In May of 2018, Colleen McKeown met with a potential client named Damir Cepic. At a recent trial, Cepic had been convicted of sexually assaulting a woman in the VIP room of a strip club where he worked as a dancer. He didn’t deny having sex with the complainant, but he said it was consensual. He wanted to appeal the decision.
Partner, Daniel Brown Law LLP
Year of call: 2016
At the time, McKeown was a second-year associate at the criminal-defence firm Daniel Brown Law LLP. Despite that junior vintage, she was already a first-rate appellate lawyer. “Colleen is an exceptional writer, and she’s very cerebral,” says Daniel Brown, lead counsel at the firm. “She’s fearless when it comes to taking on new and difficult cases.”
McKeown applied that tenacity to Cepic’s appeal.

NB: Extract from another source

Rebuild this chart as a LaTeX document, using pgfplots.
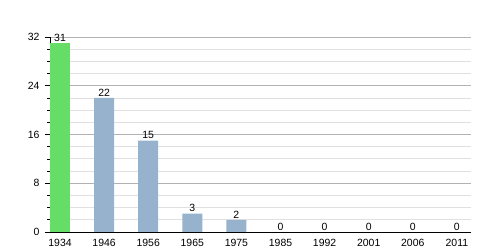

When she reviewed the decision, she noticed a troubling pattern: the judge routinely characterized her client’s testimony at trial as “implausible” or “nonsensical” without tying those conclusions to any evidence. At one point, for instance, the judge addressed Cepic’s claim that the complainant had willingly “touched his penis” in the middle of a lap dance. The judge deemed that “implausible” because the woman, until that night, had never had a lap dance or been to a strip club. To McKeown, that finding was rooted not in evidence but in an assumption that someone at a strip club for the first time “would behave in a timid way.”
In her appeal, McKeown cited caselaw that prohibits judges in sexual-assault trials from assessing the credibility of a witness by falling back on gendered stereotypes. Historically, the courts have relied on bias to doubt the testimony of complainants. In the Cepic case, of course, the judge had disbelieved the accused. But the decision still hinged on multiple assumptions about how women are supposed to act. McKeown argued that the entire ruling was tainted.
Ultimately, she won: the court ordered a new trial. “First and foremost,” says McKeown, “I’m happy that I was able to get the result for my client.” The precedent-setting case also sent a clear message to the judiciary. “Judges have to be careful about relying on what they think is common sense,” she says. “They really need to look at the evidence.” (At his second trial, Cepic was acquitted.)
Today, McKeown is a partner at Daniel Brown Law. The 33-year-old has appeared as lead counsel at all levels of court in Ontario and served as co-counsel at the Supreme Court of Canada. Outside the courtroom, she’s an active member of the Criminal Lawyers Association and an adjunct professor at the University of Toronto. She teaches legal research and writing to first-year law students. “Helping students get on the right path early is something I really enjoy,” she says. “It’s important to give back to the profession.”